### SET TASK
Leave out the pictures and repeat the data exactly.

### GIVEN MATERIAL

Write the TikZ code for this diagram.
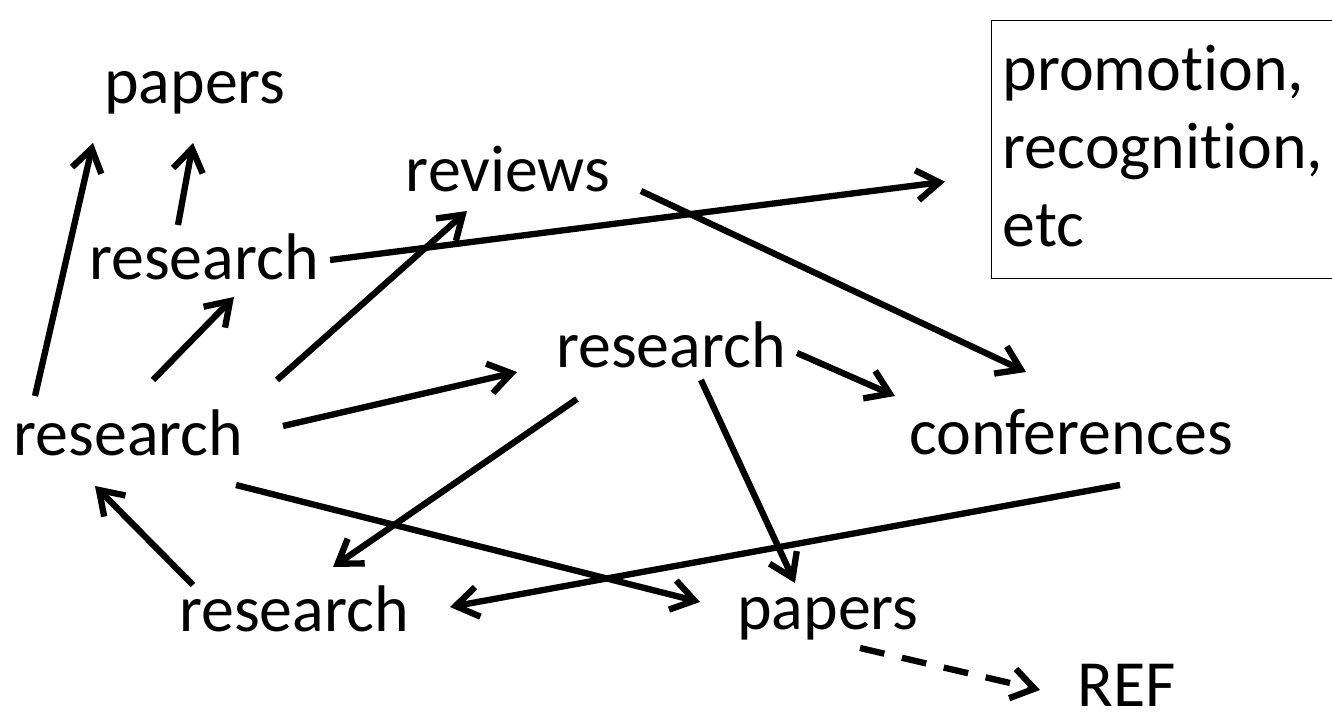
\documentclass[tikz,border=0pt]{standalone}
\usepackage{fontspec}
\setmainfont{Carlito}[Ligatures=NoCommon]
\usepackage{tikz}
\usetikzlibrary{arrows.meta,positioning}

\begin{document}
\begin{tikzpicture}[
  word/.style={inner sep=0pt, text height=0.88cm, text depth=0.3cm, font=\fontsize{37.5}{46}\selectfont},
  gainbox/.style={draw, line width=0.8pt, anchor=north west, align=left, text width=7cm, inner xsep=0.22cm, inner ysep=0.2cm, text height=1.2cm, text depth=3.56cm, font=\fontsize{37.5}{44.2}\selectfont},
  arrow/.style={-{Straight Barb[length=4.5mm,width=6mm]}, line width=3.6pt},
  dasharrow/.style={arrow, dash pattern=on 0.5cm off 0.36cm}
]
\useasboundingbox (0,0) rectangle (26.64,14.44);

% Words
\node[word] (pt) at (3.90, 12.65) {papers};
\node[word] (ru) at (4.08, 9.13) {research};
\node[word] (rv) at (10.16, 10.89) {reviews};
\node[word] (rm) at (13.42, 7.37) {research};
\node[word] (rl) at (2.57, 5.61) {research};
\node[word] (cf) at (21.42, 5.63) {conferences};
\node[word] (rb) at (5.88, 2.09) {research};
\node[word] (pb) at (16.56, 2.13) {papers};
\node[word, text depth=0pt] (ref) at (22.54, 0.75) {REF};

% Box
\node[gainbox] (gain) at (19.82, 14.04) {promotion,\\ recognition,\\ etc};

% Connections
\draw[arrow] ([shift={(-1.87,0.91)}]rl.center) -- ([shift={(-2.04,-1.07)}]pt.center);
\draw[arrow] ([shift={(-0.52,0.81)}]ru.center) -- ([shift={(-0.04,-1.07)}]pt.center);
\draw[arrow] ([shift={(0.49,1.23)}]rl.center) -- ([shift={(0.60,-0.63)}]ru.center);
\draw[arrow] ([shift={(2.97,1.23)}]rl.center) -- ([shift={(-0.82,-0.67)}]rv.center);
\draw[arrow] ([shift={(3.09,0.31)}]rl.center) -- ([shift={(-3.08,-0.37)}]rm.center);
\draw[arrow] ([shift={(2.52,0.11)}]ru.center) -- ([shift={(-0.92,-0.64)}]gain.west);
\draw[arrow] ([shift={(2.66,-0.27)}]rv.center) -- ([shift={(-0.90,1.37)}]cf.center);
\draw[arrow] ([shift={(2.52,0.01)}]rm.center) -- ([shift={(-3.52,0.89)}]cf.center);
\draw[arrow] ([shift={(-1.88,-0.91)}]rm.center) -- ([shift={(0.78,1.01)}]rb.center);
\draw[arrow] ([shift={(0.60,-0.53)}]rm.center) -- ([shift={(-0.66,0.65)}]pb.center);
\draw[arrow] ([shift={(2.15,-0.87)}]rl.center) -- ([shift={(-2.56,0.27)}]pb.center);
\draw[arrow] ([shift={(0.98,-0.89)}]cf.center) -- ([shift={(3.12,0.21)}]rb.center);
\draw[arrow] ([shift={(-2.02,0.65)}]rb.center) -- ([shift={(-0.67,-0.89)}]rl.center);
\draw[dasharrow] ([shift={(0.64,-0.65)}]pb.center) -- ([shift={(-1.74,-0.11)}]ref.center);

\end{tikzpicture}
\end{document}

### OUTPUT
Write the TikZ code for this diagram.
\documentclass[tikz,border=0pt]{standalone}
\usepackage{fontspec}
\setmainfont{Carlito}[Ligatures=NoCommon]
\usepackage{tikz}
\usetikzlibrary{arrows.meta,positioning}

\begin{document}
\begin{tikzpicture}[
  word/.style={inner sep=0pt, text height=0.88cm, text depth=0.3cm, font=\fontsize{37.5}{46}\selectfont},
  gainbox/.style={draw, line width=0.8pt, anchor=north west, align=left, text width=7cm, inner xsep=0.22cm, inner ysep=0.2cm, text height=1.2cm, text depth=3.56cm, font=\fontsize{37.5}{44.2}\selectfont},
  arrow/.style={-{Straight Barb[length=4.5mm,width=6mm]}, line width=3.6pt},
  dasharrow/.style={arrow, dash pattern=on 0.5cm off 0.36cm}
]
\useasboundingbox (0,0) rectangle (26.64,14.44);

% Words
\node[word] (pt) at (3.90, 12.65) {papers};
\node[word] (ru) at (4.08, 9.13) {research};
\node[word] (rv) at (10.16, 10.89) {reviews};
\node[word] (rm) at (13.42, 7.37) {research};
\node[word] (rl) at (2.57, 5.61) {research};
\node[word] (cf) at (21.42, 5.63) {conferences};
\node[word] (rb) at (5.88, 2.09) {research};
\node[word] (pb) at (16.56, 2.13) {papers};
\node[word, text depth=0pt] (ref) at (22.54, 0.75) {REF};

% Box
\node[gainbox] (gain) at (19.82, 14.04) {promotion,\\ recognition,\\ etc};

% Connections
\draw[arrow] ([shift={(-1.87,0.91)}]rl.center) -- ([shift={(-2.04,-1.07)}]pt.center);
\draw[arrow] ([shift={(-0.52,0.81)}]ru.center) -- ([shift={(-0.04,-1.07)}]pt.center);
\draw[arrow] ([shift={(0.49,1.23)}]rl.center) -- ([shift={(0.60,-0.63)}]ru.center);
\draw[arrow] ([shift={(2.97,1.23)}]rl.center) -- ([shift={(-0.82,-0.67)}]rv.center);
\draw[arrow] ([shift={(3.09,0.31)}]rl.center) -- ([shift={(-3.08,-0.37)}]rm.center);
\draw[arrow] ([shift={(2.52,0.11)}]ru.center) -- ([shift={(-0.92,-0.64)}]gain.west);
\draw[arrow] ([shift={(2.66,-0.27)}]rv.center) -- ([shift={(-0.90,1.37)}]cf.center);
\draw[arrow] ([shift={(2.52,0.01)}]rm.center) -- ([shift={(-3.52,0.89)}]cf.center);
\draw[arrow] ([shift={(-1.88,-0.91)}]rm.center) -- ([shift={(0.78,1.01)}]rb.center);
\draw[arrow] ([shift={(0.60,-0.53)}]rm.center) -- ([shift={(-0.66,0.65)}]pb.center);
\draw[arrow] ([shift={(2.15,-0.87)}]rl.center) -- ([shift={(-2.56,0.27)}]pb.center);
\draw[arrow] ([shift={(0.98,-0.89)}]cf.center) -- ([shift={(3.12,0.21)}]rb.center);
\draw[arrow] ([shift={(-2.02,0.65)}]rb.center) -- ([shift={(-0.67,-0.89)}]rl.center);
\draw[dasharrow] ([shift={(0.64,-0.65)}]pb.center) -- ([shift={(-1.74,-0.11)}]ref.center);

\end{tikzpicture}
\end{document}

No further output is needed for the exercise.